Macbook pro Owners - How's your 4k editing experience?

Discussion in 'Digital Video' started by nptech, Mar 19, 2016.

  1. nptech macrumors newbie

    Mar 17, 2016
    I'm curious as to how the folks here editing on a macbook pro find working with 4k projects.

    What do you use to edit? FCP or Premiere? Does the timeline stay stutter free editing projects 10 minutes + with effects and color grades? Do you wish you had slightly more power or is your current pro more than enough? If you're using Premiere do you transcode or are you using raw?

    If you could post your specs that would also be great
  2. joema2 macrumors 68000


    Sep 3, 2013
    I mainly edit on a 2015 top-spec iMac 27 but also have a top-spec 2015 MacBook Pro. I mostly use FCPX, but also use Premiere CC on some projects. The MBP is capable of doing this but I prefer the iMac because of the larger screen.

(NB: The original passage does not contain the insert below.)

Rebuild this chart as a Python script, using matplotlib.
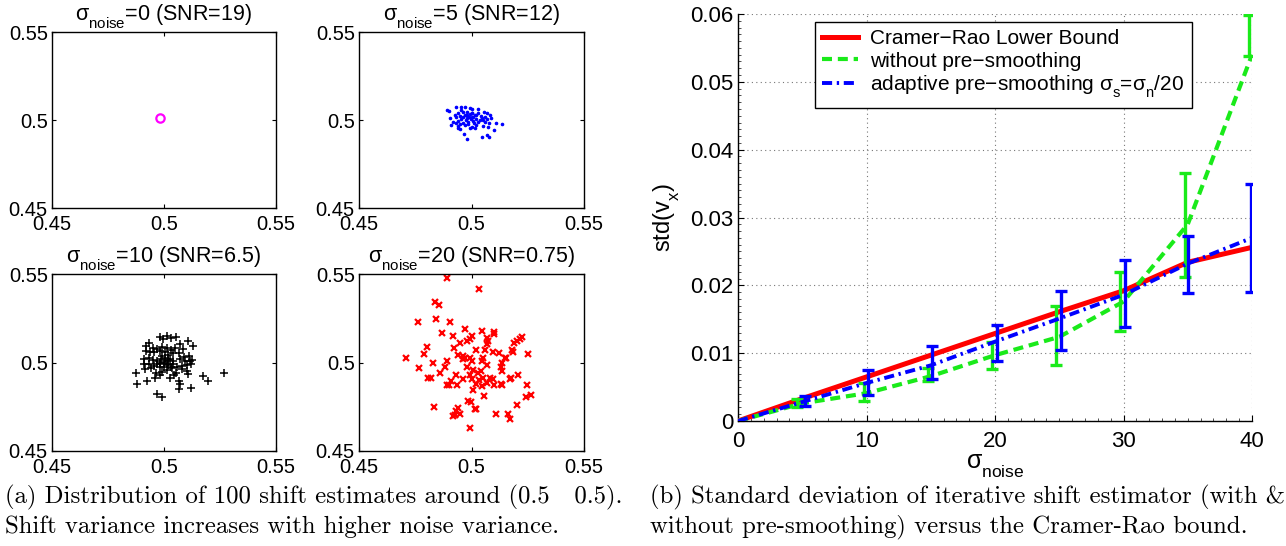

    In general, obtaining good performance when editing 4k is very challenging -- on any hardware, with any software. It is 4x the data of 1080p, so all hardware and software elements would have to be 4x faster to provide equal editing performance as 1080p. This is especially so if editing H.264, which is very CPU-bound to encode and decode.

    If editing H.264 or similar, the I/O rates may not be extremely high (IOW you don't need a Thunderbolt SSD RAID) but they are higher than 1080p. If the CPU burden of H.264 forces you to transcode to a lower-compression codec for editing, the I/O rates can become extremely high -- ProRes is about 8x the size (hence 8x the I/O rate) of H.264.

    There is also a major performance difference between editing software. FCPX is highly optimized and uses Intel's Quick Sync, so it can handle camera-native H.264 4K relatively well. If more performance is needed, FCPX has integrated proxy transcoding. Premiere CC is much more sluggish at handling H.264 4K on equivalent hardware -- I would estimate the frame rate when fast forwarding through 4k material in the timeline is 20x slower. Likewise JKL keyboard lag is much worse. But it is usable and there may be offsetting reasons for using Premiere such as the diverse features of the suite, After Effects integration, etc. Unfortunately Premiere has no built-in proxy feature so if it's necessary to transcode to obtain better performance this must be done externally.

    The limited testing I've done on Premiere with H.265 seems faster than H.264, which is ironic considering H.265 is much more compute-intensive. FCPX cannot do H.265 at all natively. I believe on some GPUs, Premiere CC supports nVidia's NVENC video acceleration hardware, which can make a big difference. Unfortunately this is not available on most Macs:

    FCPX allows using 4k material in a 1080p project (aka sequence), which significantly increases performance, yet it retains the underlying 4k resolution for doing crops/zooms/pans. When I tested 4k content in a 1080p project on Premiere CC, with "scale to frame size" on, the 4k resolution was lost.

    A top-spec or high-end MacBook Pro can edit H.264 4K fairly well but for best performance it's usually best to either (a) Use that in a 1080p project, and/or (b) Let it automatically create proxy material. On Premiere CC in my opinion you really need to transcode to get decent performance on a MacBook Pro or iMac. On Windows you have many more hardware options so you can just throw hardware at it until it's fast enough.

    Most people using 4k are distributing in 1080p and use 4k for several reasons:

    - Ability recompose shot in post, inc'l zoom/pan
    - Each 4k frame is an 8 megapixel still, so frame grabs are more useful
    - Perception of longer duration product viability (like shooting color in the 1960s)
  3. 4God macrumors 68020


    Apr 5, 2005
    My Mac
    In Premiere use "Set to frame size" instead of "Scale to frame size" to retain full resolution. You can then pan and zoom like in FCPX.

    To the OP:

    I use both Premiere and FCPX. I edit mainly on my nMP 6 core but in the field I use my early 2011 15" Macbook Pro. FCPX is much faster IMHO and I may be canceling my CC subscription next month when my year is up. There's a lot to factor in with CC though, access to Photoshop, After Effects etc. The one thing I do like about Adobe CC is the ability to go directly to After Effects and back without having to export files. The old saying though - time is money and FCPX saves time during edit.